Studio album by Ich Troje
- Released: 2004
- Genre: Pop
- Language: Polish
- Label: Decca

= 6-ty ostatni przystanek =

6-ty ostatni przystanek is the name of the 2004 album by Polish band Ich Troje, released on Decca Records. The album is known as 6. ostatni przystanek in the native Polish.

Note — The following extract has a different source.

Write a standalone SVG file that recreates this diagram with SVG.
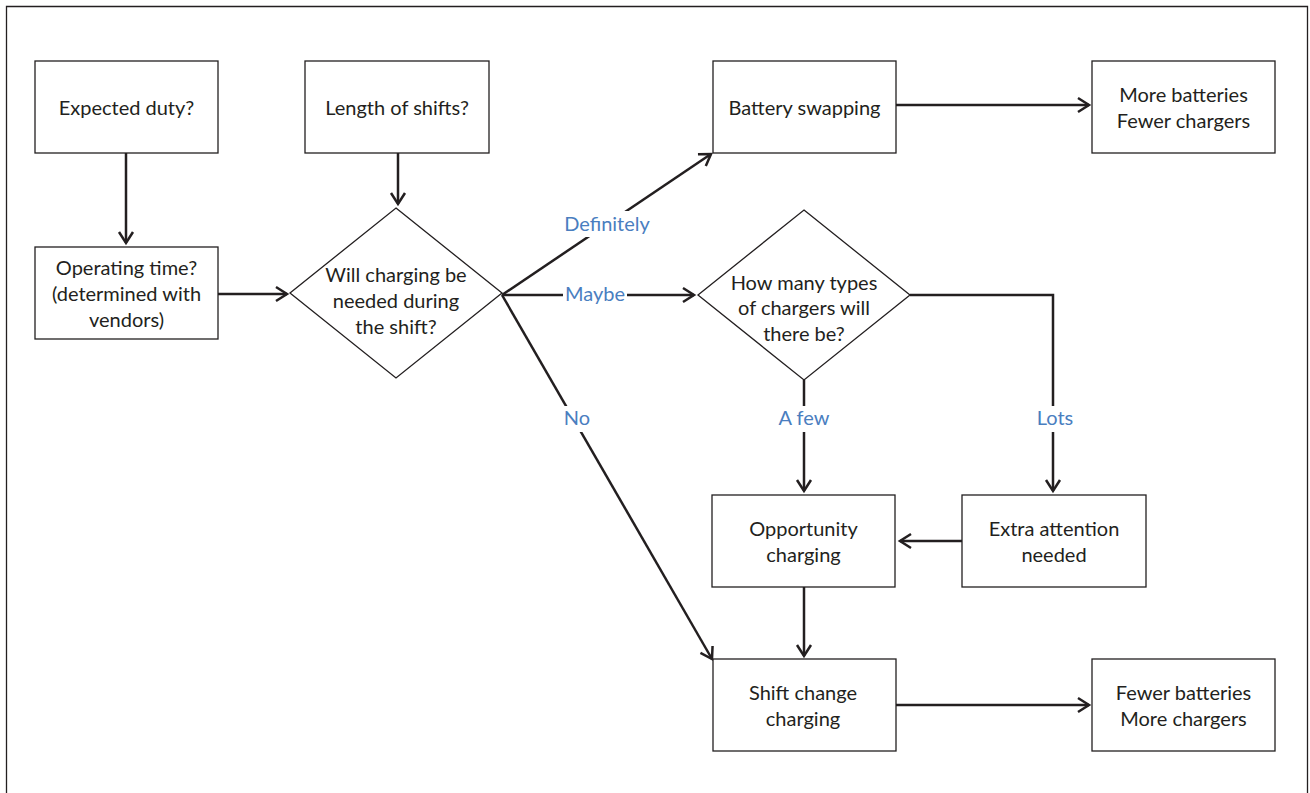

All tracks are in the Polish language.

==Track listing==
1. "Szósty przystanek"
2. "Spojrzenia mówią wszystko"
3. "Jak mogłeś"
4. "Czerwona smycz"
5. "Homo homini lupus"
6. "Pytania i odpowiedzi"
7. "Don’t go west"
8. "Spadaj"
9. "Rossie z Łodzi"
10. "Sexappeal"
11. "Taniec"
12. "Letnia piosenka o niczym ważnym"
13. "Skłamałem"
14. "Chciałabym"
15. "Requiem"
16. "Ostatni przystanek"

== Charts and certifications ==

===Charts===

| Chart (2004) | Peak position |
|---|---|
| Polish Albums (ZPAV) | 2 |

===Certifications===

| Region | Certification | Certified units/sales |
| Poland (ZPAV) | Gold | 35,000^{*} |
^{*} Sales figures based on certification alone.